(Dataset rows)
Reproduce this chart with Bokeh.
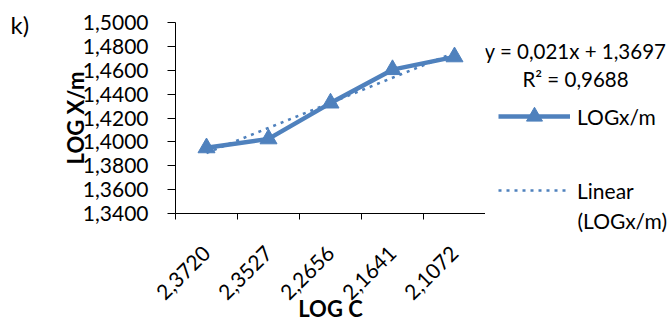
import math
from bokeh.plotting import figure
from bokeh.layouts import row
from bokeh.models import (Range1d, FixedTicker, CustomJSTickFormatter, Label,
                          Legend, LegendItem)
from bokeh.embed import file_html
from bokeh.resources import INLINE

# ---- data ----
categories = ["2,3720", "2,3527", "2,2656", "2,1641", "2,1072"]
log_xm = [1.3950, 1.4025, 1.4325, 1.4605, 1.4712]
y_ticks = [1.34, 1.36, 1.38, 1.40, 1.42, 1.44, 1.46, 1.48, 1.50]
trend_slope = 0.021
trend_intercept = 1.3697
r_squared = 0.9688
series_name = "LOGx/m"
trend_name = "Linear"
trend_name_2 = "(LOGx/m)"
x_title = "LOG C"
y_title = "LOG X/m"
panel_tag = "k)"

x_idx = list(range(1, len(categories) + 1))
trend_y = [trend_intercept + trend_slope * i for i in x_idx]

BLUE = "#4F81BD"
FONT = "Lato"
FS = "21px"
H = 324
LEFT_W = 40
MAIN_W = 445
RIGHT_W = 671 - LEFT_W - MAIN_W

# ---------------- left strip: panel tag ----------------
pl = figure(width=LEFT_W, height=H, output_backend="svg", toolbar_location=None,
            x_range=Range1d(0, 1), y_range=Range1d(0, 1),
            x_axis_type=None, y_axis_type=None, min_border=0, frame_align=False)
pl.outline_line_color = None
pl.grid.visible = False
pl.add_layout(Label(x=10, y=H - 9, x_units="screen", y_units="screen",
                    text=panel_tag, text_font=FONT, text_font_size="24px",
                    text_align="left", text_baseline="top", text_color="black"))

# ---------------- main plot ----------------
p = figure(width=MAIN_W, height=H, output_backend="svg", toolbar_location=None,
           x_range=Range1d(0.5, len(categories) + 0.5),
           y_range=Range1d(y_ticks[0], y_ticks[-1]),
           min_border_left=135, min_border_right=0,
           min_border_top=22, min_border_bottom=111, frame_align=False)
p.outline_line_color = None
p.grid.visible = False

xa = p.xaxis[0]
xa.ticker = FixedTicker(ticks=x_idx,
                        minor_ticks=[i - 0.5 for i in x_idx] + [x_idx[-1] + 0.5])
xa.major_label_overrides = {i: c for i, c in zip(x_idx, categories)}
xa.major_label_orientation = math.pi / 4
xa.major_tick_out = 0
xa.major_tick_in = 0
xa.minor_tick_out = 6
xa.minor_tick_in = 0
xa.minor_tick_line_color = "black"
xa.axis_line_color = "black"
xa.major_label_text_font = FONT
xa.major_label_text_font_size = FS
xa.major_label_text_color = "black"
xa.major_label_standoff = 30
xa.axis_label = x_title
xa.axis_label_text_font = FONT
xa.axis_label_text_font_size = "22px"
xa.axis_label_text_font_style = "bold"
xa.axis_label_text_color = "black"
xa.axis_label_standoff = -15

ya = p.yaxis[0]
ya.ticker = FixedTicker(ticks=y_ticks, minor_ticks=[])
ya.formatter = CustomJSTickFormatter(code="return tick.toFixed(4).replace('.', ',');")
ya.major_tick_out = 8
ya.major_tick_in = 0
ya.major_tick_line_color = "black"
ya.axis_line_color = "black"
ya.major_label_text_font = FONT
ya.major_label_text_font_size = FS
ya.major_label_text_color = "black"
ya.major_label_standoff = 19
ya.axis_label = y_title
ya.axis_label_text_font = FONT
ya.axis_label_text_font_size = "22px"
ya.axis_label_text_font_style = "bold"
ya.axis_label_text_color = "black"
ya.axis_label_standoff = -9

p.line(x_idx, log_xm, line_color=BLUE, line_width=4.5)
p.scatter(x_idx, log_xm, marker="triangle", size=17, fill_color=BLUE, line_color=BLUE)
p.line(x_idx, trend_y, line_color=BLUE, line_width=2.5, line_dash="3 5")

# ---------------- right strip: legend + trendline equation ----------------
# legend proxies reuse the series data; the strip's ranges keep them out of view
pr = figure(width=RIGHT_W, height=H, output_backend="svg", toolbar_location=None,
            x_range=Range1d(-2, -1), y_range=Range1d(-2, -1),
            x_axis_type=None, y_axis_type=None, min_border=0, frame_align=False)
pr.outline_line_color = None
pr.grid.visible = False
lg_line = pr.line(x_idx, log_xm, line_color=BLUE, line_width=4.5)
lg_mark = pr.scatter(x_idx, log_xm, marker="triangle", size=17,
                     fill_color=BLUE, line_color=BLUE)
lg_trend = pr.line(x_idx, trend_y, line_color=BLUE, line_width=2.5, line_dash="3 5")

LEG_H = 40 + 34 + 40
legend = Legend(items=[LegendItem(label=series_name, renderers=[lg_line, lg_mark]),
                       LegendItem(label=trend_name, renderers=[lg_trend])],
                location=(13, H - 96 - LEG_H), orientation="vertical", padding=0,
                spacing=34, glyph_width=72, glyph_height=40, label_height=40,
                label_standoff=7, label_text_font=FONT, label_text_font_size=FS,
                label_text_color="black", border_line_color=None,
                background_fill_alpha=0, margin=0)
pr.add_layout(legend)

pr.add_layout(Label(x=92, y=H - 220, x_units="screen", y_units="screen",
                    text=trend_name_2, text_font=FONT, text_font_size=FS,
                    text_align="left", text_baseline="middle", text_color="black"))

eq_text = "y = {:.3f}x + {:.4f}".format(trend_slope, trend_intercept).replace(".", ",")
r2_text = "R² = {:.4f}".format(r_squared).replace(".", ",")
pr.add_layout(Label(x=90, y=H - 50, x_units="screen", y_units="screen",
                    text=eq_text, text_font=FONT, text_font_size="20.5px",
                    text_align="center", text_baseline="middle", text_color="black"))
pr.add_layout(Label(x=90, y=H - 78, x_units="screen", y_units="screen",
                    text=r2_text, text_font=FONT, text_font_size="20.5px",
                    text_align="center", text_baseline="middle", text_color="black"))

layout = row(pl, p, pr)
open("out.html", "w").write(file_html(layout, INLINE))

* * *

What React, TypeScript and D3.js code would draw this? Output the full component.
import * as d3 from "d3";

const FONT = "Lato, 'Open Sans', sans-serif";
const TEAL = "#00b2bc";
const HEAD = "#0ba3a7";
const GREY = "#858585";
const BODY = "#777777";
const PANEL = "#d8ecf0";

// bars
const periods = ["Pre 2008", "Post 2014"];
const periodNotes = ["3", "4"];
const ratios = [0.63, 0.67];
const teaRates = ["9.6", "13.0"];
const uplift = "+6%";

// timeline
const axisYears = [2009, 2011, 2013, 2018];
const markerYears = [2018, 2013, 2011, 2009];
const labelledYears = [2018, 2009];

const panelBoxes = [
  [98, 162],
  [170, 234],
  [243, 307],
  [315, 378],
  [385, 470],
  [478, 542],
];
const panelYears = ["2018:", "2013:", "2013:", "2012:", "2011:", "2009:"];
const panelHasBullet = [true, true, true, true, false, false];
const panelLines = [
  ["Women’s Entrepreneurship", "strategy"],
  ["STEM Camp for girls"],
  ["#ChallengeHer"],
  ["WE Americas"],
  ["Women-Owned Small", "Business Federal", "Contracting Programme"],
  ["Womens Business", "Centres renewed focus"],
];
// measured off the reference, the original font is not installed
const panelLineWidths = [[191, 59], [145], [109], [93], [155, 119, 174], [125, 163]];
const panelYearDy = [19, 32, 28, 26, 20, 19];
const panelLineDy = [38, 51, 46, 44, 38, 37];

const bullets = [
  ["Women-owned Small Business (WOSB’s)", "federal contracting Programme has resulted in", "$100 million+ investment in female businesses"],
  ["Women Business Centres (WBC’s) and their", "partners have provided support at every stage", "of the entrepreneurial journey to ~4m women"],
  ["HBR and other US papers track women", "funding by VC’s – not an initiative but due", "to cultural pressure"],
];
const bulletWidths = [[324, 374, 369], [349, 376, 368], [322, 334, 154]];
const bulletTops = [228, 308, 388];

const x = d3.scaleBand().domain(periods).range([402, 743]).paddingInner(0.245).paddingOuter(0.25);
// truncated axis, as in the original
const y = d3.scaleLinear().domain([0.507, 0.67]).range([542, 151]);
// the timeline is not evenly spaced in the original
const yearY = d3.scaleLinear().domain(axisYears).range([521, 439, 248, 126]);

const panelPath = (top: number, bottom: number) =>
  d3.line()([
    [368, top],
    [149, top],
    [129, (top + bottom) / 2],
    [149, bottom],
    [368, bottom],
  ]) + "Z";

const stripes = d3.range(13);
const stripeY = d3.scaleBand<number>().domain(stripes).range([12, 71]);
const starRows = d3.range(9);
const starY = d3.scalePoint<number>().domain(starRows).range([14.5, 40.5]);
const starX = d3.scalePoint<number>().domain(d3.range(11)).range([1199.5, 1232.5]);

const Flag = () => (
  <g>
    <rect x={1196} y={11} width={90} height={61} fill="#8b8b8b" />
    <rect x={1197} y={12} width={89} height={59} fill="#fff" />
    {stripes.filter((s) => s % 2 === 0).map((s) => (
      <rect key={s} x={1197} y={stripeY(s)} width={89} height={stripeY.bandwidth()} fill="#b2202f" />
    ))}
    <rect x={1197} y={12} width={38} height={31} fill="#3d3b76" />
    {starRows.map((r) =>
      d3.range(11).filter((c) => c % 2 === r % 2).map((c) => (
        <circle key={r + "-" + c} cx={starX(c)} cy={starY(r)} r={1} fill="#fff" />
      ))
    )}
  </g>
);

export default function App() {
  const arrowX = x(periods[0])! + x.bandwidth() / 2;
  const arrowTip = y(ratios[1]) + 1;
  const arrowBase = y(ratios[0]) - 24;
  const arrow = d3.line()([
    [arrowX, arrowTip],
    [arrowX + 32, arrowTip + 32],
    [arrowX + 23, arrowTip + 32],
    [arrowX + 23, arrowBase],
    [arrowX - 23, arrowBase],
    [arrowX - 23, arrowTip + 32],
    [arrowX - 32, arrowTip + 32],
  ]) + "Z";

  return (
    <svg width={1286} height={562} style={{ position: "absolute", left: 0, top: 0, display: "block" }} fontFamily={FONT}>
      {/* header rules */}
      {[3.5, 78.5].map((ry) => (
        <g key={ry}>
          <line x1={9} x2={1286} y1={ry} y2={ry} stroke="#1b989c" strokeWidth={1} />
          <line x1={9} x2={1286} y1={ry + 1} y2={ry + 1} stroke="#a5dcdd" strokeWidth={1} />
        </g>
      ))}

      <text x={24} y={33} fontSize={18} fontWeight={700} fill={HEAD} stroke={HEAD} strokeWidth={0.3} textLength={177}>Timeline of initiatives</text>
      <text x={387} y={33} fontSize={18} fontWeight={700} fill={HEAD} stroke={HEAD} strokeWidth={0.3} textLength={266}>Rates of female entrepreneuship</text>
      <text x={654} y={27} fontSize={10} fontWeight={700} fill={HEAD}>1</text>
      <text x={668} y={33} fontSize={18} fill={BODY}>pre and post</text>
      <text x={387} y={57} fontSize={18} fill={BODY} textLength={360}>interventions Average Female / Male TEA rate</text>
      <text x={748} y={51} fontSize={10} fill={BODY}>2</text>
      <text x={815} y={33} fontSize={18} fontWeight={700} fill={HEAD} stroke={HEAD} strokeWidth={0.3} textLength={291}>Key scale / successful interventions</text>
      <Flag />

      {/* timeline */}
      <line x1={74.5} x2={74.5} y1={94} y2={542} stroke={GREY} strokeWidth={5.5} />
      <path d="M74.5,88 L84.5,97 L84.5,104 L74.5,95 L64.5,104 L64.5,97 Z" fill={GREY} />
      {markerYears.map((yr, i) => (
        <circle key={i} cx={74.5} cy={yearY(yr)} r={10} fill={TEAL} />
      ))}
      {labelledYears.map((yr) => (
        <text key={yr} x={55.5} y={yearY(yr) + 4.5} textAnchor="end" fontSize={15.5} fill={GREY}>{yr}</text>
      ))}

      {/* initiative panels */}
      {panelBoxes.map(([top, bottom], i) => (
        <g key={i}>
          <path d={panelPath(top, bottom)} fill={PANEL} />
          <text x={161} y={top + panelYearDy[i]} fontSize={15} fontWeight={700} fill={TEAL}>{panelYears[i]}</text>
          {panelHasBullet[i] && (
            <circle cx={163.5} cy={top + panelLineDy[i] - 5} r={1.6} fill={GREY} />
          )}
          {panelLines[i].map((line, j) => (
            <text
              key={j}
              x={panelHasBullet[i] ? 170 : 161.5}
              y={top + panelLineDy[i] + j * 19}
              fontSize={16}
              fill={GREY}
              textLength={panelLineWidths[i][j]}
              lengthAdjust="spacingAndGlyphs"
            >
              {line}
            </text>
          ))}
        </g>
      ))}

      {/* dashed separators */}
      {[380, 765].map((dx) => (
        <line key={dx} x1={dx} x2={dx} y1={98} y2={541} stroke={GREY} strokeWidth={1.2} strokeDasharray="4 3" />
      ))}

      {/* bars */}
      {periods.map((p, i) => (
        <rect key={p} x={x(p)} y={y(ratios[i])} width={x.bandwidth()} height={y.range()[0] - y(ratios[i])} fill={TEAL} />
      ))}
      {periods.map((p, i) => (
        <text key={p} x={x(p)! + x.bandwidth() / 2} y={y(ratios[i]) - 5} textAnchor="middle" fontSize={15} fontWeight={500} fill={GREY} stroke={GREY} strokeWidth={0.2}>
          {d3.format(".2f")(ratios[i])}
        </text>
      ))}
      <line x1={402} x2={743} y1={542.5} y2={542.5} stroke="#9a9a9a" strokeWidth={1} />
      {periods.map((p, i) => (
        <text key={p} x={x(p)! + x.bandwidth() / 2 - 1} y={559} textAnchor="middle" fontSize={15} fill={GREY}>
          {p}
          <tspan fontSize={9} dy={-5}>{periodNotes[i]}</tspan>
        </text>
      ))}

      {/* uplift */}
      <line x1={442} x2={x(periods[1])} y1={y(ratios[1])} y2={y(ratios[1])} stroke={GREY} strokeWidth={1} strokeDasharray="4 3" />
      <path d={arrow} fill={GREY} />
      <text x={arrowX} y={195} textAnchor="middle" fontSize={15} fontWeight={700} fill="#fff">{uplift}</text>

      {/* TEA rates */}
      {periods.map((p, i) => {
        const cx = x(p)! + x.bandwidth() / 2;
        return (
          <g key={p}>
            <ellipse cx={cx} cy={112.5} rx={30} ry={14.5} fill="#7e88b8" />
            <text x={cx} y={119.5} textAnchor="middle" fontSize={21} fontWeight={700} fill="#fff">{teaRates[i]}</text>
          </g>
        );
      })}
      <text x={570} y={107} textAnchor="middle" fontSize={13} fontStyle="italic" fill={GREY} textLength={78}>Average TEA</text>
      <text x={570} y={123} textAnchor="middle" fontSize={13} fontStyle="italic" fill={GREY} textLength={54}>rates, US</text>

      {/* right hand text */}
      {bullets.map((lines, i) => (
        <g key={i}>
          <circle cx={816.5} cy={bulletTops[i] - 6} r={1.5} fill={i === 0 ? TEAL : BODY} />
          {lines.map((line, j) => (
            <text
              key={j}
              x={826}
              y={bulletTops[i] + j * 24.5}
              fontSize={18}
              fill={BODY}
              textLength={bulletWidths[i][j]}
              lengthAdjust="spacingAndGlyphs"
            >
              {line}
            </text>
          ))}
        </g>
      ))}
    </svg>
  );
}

• **Task goal**:
Pictures should be left out. Retype only the run of lines from the line containing "Reproduce this chart with Bokeh." to the line containing "from bokeh.resources import INLINE", inclusive.

• **Complete response**:
Reproduce this chart with Bokeh.
import math
from bokeh.plotting import figure
from bokeh.layouts import row
from bokeh.models import (Range1d, FixedTicker, CustomJSTickFormatter, Label,
                          Legend, LegendItem)
from bokeh.embed import file_html
from bokeh.resources import INLINE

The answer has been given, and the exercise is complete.